With the emphatic caveat that I am not saying the others are wrong, or that it's definitively not a tool for splicing an eye in a rope - it looks homemade, and people make all kinds of things as aids in all kinds of jobs, I do a fair share of splicing, and I have modern and historical books on the subject, and I have never seen a block or any other tool like this or any other used for splicing an eye in a rope. Fids and marlinspikes, sure. Serving mallets, sleeves, and heavers for other kinds of splices. But nothing like that thing. There are clamps and riggers' screws or vises that are used for splicing wire, because wire is just too difficult to handle and keep taut manually. But they don't look like that, either.
Typically, though, the end of a rope being spliced back onto itself to form an eye is laid out on a bench or in one's lap because it's necessary to turn it when splicing.

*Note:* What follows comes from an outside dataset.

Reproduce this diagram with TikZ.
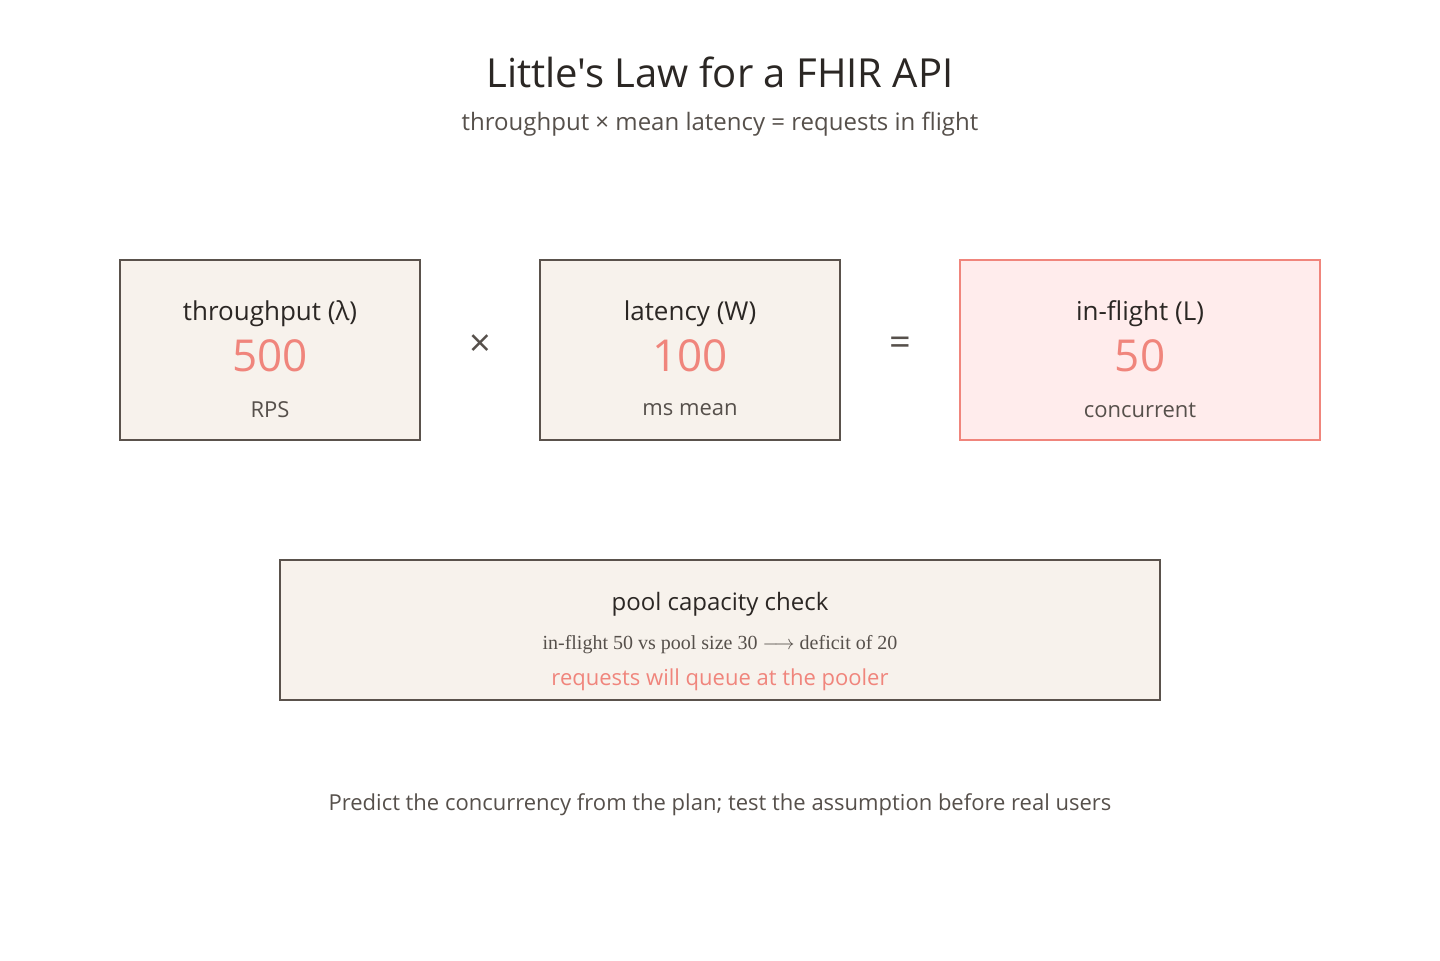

Also, the reason I asked about that piece above the tear-dropped shaped block is because it would get in the way. That is where the splice would be. You'd have to be working with your hands above that piece. If anything, when I look at that piece in conjunction with the tear-dropped shape block, it makes a figure 8. See how the piece above it has a rounded bottom? If something (tubing, wire, perhaps rope) was wrapped in this thing, that rounded shield would separate it on either side of it.
Lastly, different applications take different sized eye splices. You'd need several of these.
Again, not disagreeing definitively. Just my $.02.